How Do I Upgrade From Visual Basic Versions 1 Through 5?

The upgrade wizard is designed to upgrade Visual Basic 6 applications. The wizard can also upgrade many Visual Basic 5 applications (since the file formats are very similar), however many Visual Basic 5 ActiveX controls are unusable in Visual Basic .NET Windows Forms. The reason is because these controls use a different threading model than Visual Basic 6 controls; this threading model is not supported in Windows Forms. A simple way to establish whether a particular control is unusable is to try adding the control to a Visual Basic .NET Windows Form. If the control works without problems, then there is a good chance the Visual Basic 5 project can be upgraded. If the control is unusable, then upgrade the project to Visual Basic 6 first.

For projects written in Visual Basic versions 1 through 4, upgrade them to Visual Basic 6 before upgrading to Visual Basic .NET. To upgrade a project to Visual Basic 6, simply open the project in Visual Basic, and save it. If Visual Basic 6 prompts you to upgrade controls to their Visual Basic 6 versions, choose ‘Yes’. As mentioned above, if the project contains Visual Basic 5 ActiveX controls, it is often best to replace these controls with Visual Basic 6 versions. For projects written in Visual Basic versions 1,2,3 and 4 16 Bit, you may need to make extra modifications to the converted project to get it working in Visual Basic 6, since some VBX controls will not be automatically upgraded. You will also have to replace Win16 Windows APIs with their Win32 counterparts.

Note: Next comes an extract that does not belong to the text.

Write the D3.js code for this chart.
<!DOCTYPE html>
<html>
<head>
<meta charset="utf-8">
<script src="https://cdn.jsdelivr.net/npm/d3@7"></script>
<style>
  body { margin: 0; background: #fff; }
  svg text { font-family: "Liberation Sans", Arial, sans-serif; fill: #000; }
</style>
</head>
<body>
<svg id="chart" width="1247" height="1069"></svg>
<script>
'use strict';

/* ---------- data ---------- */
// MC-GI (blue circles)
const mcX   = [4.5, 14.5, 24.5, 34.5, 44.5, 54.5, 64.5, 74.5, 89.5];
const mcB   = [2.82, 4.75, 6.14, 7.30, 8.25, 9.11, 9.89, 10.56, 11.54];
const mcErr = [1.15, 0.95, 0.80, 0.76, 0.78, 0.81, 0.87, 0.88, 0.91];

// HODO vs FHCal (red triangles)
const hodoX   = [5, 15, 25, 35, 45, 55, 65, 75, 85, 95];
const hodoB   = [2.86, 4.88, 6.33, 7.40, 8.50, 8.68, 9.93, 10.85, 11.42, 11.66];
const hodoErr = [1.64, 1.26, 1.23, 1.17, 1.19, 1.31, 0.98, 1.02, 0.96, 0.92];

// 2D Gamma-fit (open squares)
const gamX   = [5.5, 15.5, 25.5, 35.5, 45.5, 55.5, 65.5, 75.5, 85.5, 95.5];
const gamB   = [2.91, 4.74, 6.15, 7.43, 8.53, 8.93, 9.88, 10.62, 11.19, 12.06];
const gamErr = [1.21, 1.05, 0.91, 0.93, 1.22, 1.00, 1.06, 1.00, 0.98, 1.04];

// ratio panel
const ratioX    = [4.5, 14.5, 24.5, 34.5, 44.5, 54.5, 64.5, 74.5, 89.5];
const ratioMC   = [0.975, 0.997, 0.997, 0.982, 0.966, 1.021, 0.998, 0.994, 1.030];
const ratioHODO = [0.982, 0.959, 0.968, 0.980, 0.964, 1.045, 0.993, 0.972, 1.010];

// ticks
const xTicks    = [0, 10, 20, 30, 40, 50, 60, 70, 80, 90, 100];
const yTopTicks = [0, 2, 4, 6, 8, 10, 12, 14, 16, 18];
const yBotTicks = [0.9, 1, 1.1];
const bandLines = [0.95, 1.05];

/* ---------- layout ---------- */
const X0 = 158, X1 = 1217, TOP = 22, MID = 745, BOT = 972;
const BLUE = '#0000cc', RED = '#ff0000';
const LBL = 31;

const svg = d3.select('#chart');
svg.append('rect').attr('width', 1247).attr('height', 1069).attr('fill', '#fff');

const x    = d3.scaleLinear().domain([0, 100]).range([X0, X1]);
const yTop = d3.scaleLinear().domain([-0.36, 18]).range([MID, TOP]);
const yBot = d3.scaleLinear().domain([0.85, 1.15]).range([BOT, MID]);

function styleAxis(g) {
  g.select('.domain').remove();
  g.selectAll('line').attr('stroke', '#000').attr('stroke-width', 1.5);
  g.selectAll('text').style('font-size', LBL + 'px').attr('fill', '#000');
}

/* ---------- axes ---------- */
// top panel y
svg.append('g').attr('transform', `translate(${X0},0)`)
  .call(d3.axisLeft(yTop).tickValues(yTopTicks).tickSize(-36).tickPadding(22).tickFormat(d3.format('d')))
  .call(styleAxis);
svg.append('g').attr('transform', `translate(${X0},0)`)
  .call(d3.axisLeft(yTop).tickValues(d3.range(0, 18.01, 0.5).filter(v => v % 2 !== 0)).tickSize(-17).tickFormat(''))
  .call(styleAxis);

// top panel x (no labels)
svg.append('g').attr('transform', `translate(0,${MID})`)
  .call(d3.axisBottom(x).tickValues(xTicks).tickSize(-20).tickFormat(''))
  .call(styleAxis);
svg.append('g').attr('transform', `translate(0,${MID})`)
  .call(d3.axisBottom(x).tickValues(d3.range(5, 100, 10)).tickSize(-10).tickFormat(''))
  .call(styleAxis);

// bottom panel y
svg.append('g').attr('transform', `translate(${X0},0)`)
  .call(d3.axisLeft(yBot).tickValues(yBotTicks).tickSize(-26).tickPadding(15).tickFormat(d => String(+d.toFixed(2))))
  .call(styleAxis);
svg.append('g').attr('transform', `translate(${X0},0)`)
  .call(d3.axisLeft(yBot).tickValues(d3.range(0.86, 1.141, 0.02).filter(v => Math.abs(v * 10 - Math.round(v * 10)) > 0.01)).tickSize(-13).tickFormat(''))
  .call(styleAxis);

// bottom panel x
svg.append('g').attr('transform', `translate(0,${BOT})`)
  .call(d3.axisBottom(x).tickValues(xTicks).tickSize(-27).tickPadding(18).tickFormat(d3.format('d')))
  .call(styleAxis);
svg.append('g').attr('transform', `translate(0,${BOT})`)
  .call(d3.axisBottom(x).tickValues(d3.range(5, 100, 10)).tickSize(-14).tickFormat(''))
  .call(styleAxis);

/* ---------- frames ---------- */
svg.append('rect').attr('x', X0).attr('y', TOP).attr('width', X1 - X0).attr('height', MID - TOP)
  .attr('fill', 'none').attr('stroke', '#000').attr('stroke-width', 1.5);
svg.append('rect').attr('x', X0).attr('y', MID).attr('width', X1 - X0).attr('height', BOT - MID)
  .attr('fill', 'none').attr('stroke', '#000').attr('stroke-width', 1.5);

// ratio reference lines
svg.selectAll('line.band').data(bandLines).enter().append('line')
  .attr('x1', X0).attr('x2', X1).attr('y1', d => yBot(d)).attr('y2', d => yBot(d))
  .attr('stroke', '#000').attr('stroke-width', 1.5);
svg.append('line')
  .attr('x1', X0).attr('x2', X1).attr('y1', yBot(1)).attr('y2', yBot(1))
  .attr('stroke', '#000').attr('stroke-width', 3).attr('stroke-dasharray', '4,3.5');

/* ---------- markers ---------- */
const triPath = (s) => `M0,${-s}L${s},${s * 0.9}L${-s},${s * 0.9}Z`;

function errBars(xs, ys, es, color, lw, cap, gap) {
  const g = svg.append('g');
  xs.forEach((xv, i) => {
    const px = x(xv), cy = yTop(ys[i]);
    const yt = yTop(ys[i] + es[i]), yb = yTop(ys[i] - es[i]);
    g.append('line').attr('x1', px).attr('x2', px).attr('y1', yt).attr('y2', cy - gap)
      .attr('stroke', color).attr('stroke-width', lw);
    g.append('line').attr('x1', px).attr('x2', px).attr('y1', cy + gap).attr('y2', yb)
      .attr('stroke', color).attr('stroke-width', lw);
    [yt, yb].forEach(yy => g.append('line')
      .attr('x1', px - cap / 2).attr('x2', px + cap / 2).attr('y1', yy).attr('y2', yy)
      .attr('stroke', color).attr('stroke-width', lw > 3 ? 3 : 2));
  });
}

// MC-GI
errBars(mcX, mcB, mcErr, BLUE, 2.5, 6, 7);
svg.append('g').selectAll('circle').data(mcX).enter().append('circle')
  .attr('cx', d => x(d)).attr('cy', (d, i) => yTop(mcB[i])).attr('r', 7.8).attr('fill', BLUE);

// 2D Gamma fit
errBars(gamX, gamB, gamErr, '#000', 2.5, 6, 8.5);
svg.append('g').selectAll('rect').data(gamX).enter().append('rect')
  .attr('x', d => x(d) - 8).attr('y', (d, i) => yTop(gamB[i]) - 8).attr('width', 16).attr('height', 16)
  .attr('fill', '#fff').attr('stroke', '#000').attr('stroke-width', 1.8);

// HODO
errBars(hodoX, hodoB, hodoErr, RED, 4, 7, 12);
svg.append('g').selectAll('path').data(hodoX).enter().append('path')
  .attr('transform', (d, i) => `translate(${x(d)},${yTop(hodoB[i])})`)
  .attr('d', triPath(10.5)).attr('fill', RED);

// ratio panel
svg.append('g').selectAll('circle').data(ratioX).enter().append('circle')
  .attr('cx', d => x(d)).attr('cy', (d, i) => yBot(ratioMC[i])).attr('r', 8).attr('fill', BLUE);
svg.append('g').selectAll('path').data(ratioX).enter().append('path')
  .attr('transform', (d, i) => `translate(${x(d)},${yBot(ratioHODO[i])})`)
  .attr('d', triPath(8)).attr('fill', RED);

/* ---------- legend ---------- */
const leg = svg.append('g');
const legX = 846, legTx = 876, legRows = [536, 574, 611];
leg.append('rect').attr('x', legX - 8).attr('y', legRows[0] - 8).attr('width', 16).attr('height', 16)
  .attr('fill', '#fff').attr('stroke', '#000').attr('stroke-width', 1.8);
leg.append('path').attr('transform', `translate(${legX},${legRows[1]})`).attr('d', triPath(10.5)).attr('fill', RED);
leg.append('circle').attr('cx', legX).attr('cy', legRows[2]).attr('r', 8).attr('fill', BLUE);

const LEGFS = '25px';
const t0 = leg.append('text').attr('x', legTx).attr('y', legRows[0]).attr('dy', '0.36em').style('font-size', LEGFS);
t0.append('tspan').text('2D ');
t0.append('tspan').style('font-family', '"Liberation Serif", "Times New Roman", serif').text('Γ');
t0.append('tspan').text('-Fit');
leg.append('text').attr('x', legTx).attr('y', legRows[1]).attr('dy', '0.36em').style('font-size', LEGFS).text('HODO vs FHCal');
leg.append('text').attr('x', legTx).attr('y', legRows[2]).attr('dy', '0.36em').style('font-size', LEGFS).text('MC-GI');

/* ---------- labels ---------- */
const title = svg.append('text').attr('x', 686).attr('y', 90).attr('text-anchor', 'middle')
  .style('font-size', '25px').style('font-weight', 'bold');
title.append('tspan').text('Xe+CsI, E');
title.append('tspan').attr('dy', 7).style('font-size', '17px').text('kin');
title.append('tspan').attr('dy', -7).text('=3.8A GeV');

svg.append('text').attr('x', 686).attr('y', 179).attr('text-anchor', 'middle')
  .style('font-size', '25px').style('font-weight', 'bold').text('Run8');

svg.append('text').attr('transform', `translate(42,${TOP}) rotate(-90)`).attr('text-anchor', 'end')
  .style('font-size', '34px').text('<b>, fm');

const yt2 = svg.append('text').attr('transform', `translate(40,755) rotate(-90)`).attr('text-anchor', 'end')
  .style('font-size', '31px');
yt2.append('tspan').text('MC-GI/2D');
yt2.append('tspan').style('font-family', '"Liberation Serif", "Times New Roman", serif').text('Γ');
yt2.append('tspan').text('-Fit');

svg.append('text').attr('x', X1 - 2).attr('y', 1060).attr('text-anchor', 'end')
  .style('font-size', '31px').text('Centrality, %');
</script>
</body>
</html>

Visual Basic versions 2 and 3 often require an extra step. Visual Basic 6 can only open files in ‘Text’ format, whereas Visual Basic versions 2 and 3 support two file formats: ‘Binary’ and ‘Text’. Before upgrading these projects, ensure the entire application is saved in ‘Text’ format. To do this, select each file in the project and choose the File|Save As menu item. Check the 'Save As Text' checkbox on the resulting Save dialog. Since Visual Basic 1 only saves in ‘Binary’ format, these projects will need to be opened in Visual Basic 2 or 3, and saved as text before they can be upgraded to Visual Basic 6. After following these steps, you can upgrade the newly created Visual Basic 6 project to Visual Basic .NET.

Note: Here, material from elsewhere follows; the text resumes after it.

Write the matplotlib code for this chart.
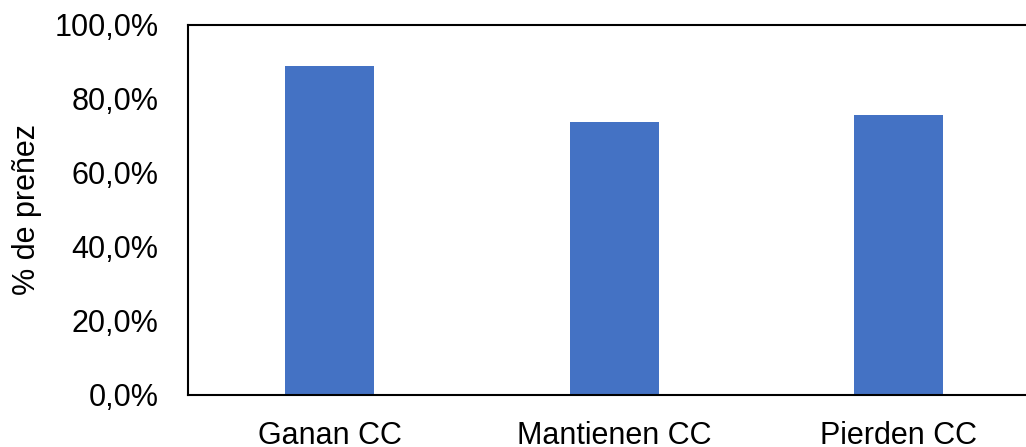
import matplotlib
matplotlib.use("Agg")
import matplotlib.pyplot as plt
from matplotlib.ticker import FuncFormatter

plt.rcParams['font.family'] = ['Liberation Sans', 'DejaVu Sans']

categories = ["Ganan CC", "Mantienen CC", "Pierden CC"]
pregnancy_rate = [88.8, 73.6, 75.6]
y_ticks = [0, 20, 40, 60, 80, 100]

W, H = 1026, 447
fig = plt.figure(figsize=(W / 100, H / 100), dpi=100)
left, right = 187.7, 1040.6
top, bottom = 24.7, 394.7
ax = fig.add_axes([left / W, 1 - bottom / H, (right - left) / W, (bottom - top) / H])

x = list(range(len(categories)))
ax.bar(x, pregnancy_rate, width=0.313, color="#4472C4", zorder=2)

ax.set_xlim(-0.5, len(categories) - 0.5)
ax.set_ylim(0, 100)
ax.set_xticks(x)
ax.set_xticklabels(categories)
ax.set_yticks(y_ticks)
ax.yaxis.set_major_formatter(FuncFormatter(lambda v, p: f"{v:.1f}".replace(".", ",") + "%"))

ax.tick_params(axis="both", length=0, labelsize=22, colors="black")
ax.tick_params(axis="y", pad=21)
ax.tick_params(axis="x", pad=19)

for s in ax.spines.values():
    s.set_linewidth(1.5)
    s.set_color("black")

ax.set_ylabel("% de preñez", fontsize=22)
ax.yaxis.set_label_coords(-(left - 42) / (right - left), 0.5)

fig.savefig("out.png", dpi=100)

Why Doesn’t The Upgrade Wizard Upgrade Everything?

When we worked with Microsoft to design the Visual Basic .NET upgrade wizard, the focus was to enable the upgrade of enterprise applications. The wizard’s design is straightforward: where possible, upgrade each Visual Basic 6 element to its .NET equivalent. If a .NET equivalent doesn't exist, upgrade to a compatibility class that offers the same functionality. Where this is not possible, insert an issue into code linked to a guideline in online help for fixing the problem. For enterprise applications, there is usually a solution that improves over the Visual Basic 6 architecture.

Visual Basic .NET helps developers write better code: more robust, more scaleable, and with more fine-tuning control than in previous versions. Every upgraded application takes advantage of these features. So, although upgrading often requires some modifications on your part, the result is frequently an enhanced application that improves upon the previous version.